REI.PR.C was also up on the day, +12.8% to close at 21.15, presumably on speculation that the same thing will happen to it when its Exchange Date comes on 2017-6-30. It resets at +318, so it’s easy to follow the reasoning!
Update, 2016-2-11: Barry Critchley of the Financial Post has written a piece titled Behind RioCan’s decision to redeem its first-of-its-kind rate reset preferreds. In addition to the sale of the US portfolio noted above, there is the fact that the ratings agencies are not giving any equity credit to preferreds issued by REITS and:
2.The refinancing rate of 262 basis points is not that attractive. “Both of those spreads [on the new fixed and floating rate preferreds] are higher than spreads we can borrow at,” she said. Aside from its operating lines [which are priced at “125 basis points over” the U.S. or Canadian prime rate] RioCan can borrow five-year money on an unsecured basis about 50 basis points lower than the 262 basis points it would be required to pay if it extended the maturing preferreds.
Well, sure, but it’s still not all that convincing. The preferreds are not five-year money; they’re permanent money priced at a spread over five-years. So Cynthia Devine, RioCan’s chief financial officer, is saying she’s not willing to pay a 50bp term premium for this money, and:
“We will have a lot of proceeds and we have made it clear that one of the primary uses is to pay down debt. This is easy to execute because it’s coming due in March,” she said.
… which doesn’t sound like a very good reason to me. At the very least, I would have been sorely tempted to have extended the issue and put in a big Normal Course Issuer Bid; perhaps preceded by a tender offer; or even with a distribution of ‘put rights’ (by which I mean rights distributed to common shareholders that would allow X rights and 1 share of REI.PR.A to be sold to the company for Y dollars).
Ms. Devine may have had very good reasons for doing what she did. But she left a lot of money on the table and that’s not what CFOs are supposed to do.
Update, 2016-2-22: Barry Critchley has written a follow-up piece titled Two tales of preferred redemption, Rona and RioCan REIT, in which Cynthia Devine offers up a new rationale for her decision to redeem:
On Friday, Devine said RioCan “did look at that [a tender offer below $25] but there was a chance that not all of them would be taken out of circulation. Some [investors] may not tender so you have a series outstanding.”

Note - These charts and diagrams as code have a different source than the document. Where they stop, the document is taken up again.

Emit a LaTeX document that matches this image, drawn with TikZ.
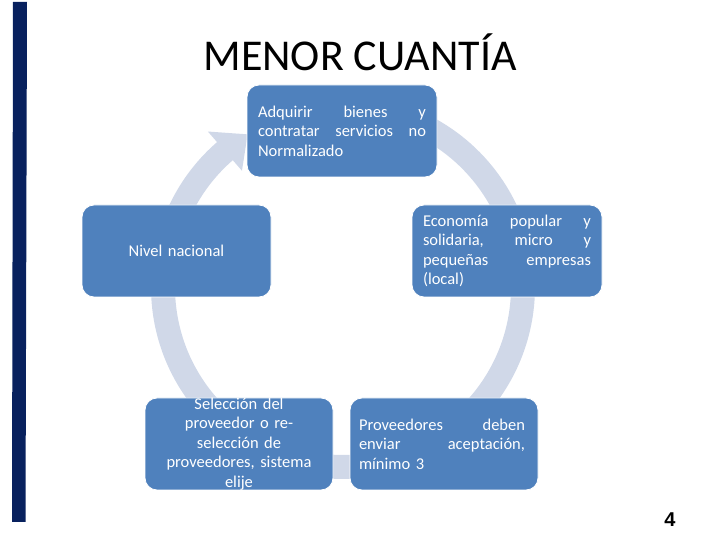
\documentclass[tikz,border=0pt]{standalone}
\usepackage{fontspec}
\setmainfont{Carlito}
\newfontfamily\numfont{Liberation Sans}
\usetikzlibrary{calc}
\definecolor{boxblue}{HTML}{4F81BD}
\definecolor{ringcol}{HTML}{D0D8E8}
\definecolor{barnavy}{RGB}{8,33,94}
\newcommand\jline[1]{\leavevmode\hbox to \hsize{#1}}
\begin{document}
\begin{tikzpicture}[x=1pt,y=1pt,
  box/.style={fill=boxblue, draw=white, line width=0.8pt, rounded corners=12pt,
    minimum width=190pt, minimum height=92pt, inner sep=0pt},
  txt/.style={text=white, font=\fontsize{16.5}{19.5}\selectfont, inner sep=0pt, text width=168pt},
  ringline/.style={draw=ringcol, line width=24pt}]
\useasboundingbox (0,0) rectangle (720,540);
\fill[barnavy] (13,538) -- (27,538) -- (25.5,18) -- (12,18) -- cycle;
\node[font=\fontsize{44}{50}\selectfont, inner sep=0pt] (title) at (360,488) {MENOR CUANTÍA};
\coordinate (c) at (343,253);
\draw[ringline] ($(c)+(130.6:180pt)$) arc[start angle=130.6, end angle=460, radius=180pt];
\fill[ringcol] ($(c)+(131:206pt)$) -- ($(c)+(122:180pt)$) -- ($(c)+(131:154pt)$) -- cycle;
% boxes
\node[box] (top) at (342,409) {};
\node[box] (right) at (507,289) {};
\node[box, minimum width=189pt] (left) at (176.5,289) {};
\node[box, minimum width=188pt] (br) at (444,96) {};
\node[box, minimum width=188pt] (bl) at (239,96) {};
% texts
\node[txt, align=left] (ttop) at (top) {\jline{Adquirir\hfill bienes\hfill y}\\\jline{contratar\hfill servicios\hfill no}\\Normalizado};
\node[txt, align=left] (tright) at (right) {\jline{Economía\hfill popular\hfill y}\\\jline{solidaria,\hfill micro\hfill y}\\\jline{pequeñas\hfill empresas}\\(local)};
\node[txt, align=center] (tleft) at (left) {Nivel nacional};
\node[txt, align=left, text width=166pt] (tbr) at ($(br)+(-2,0)$) {\jline{Proveedores\hfill deben}\\\jline{enviar\hfill aceptación,}\\mínimo 3};
\node[txt, align=center, text width=176pt] (tbl) at (bl) {Selección del\\proveedor o re-\\selección de\\proveedores, sistema\\elije};
\node[font=\numfont\bfseries\fontsize{20}{24}\selectfont, inner sep=0pt] (pnum) at (670,20) {4};
\end{tikzpicture}
\end{document}
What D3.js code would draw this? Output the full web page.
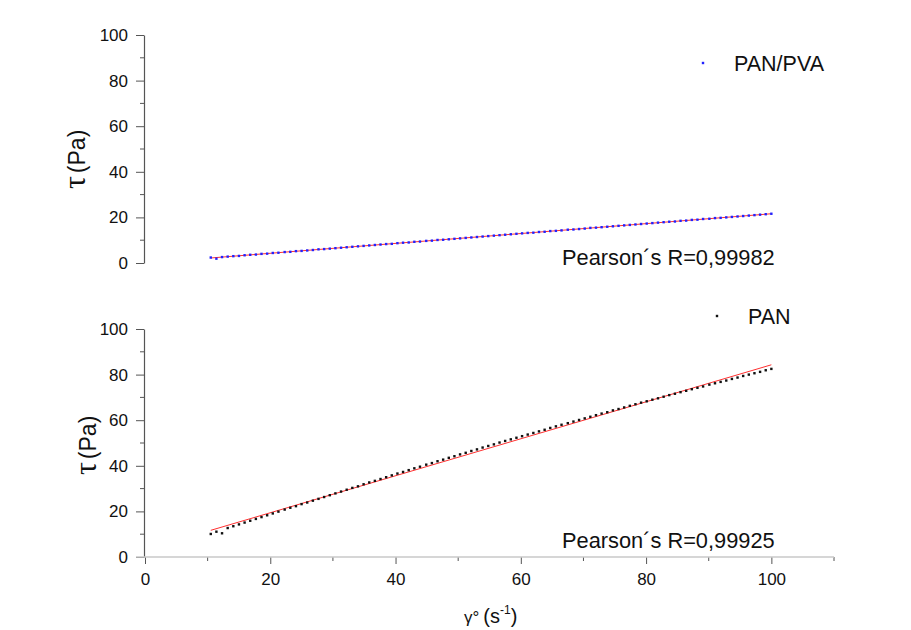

Well, I don’t want to get too vituperative here, because this is only a quote in the press … there may be considerably more nuance and rationale behind this statement than was published.
But the excuse doesn’t cut any ice. The shares closed at $16.00 the day before the announcement, and there are 5-million of them outstanding; so Ms. Devine’s decision awarded windfall gains of $45-million to the holders of the preferred shares.
So the first question is: how did the cost-benefit work? A tender at $20 would – I feel quite certain – have captured all but a handful of the shares, given the preferred shareholders a windfall gain of $20-million and given the ordinary unitholders a gain of $25-million. So, maybe the series would have remained outstanding. What’s the cost of that, compared to $25-million in hand?
And the second question is: if it was deemed absolutely necessary to eliminate the series completely (which requires rather a leap of the imagination), why wasn’t another method tried? A Plan of Arrangement would serve the purpose nicely – just get the preferred shareholders to vote on whether to eliminate the series at $20 / share. Dissenters might get right of dissent, but it is very difficult to see any judge awarding them more than $20, when the prior market value was $16.
The fact of the matter is that any rational holder of the preferred shares would be very happy to have gotten $20 (which could be redeployed into comparables) and this would have given the ordinary unitholders a quick gain of $25-million. This is not an insignificant number: RioCan’s profit for all of 2015 was $142-million. Ms. Devine had the opportunity to realize one-sixth of that, while leaving the preferred shareholders very happy … and chose not to do so.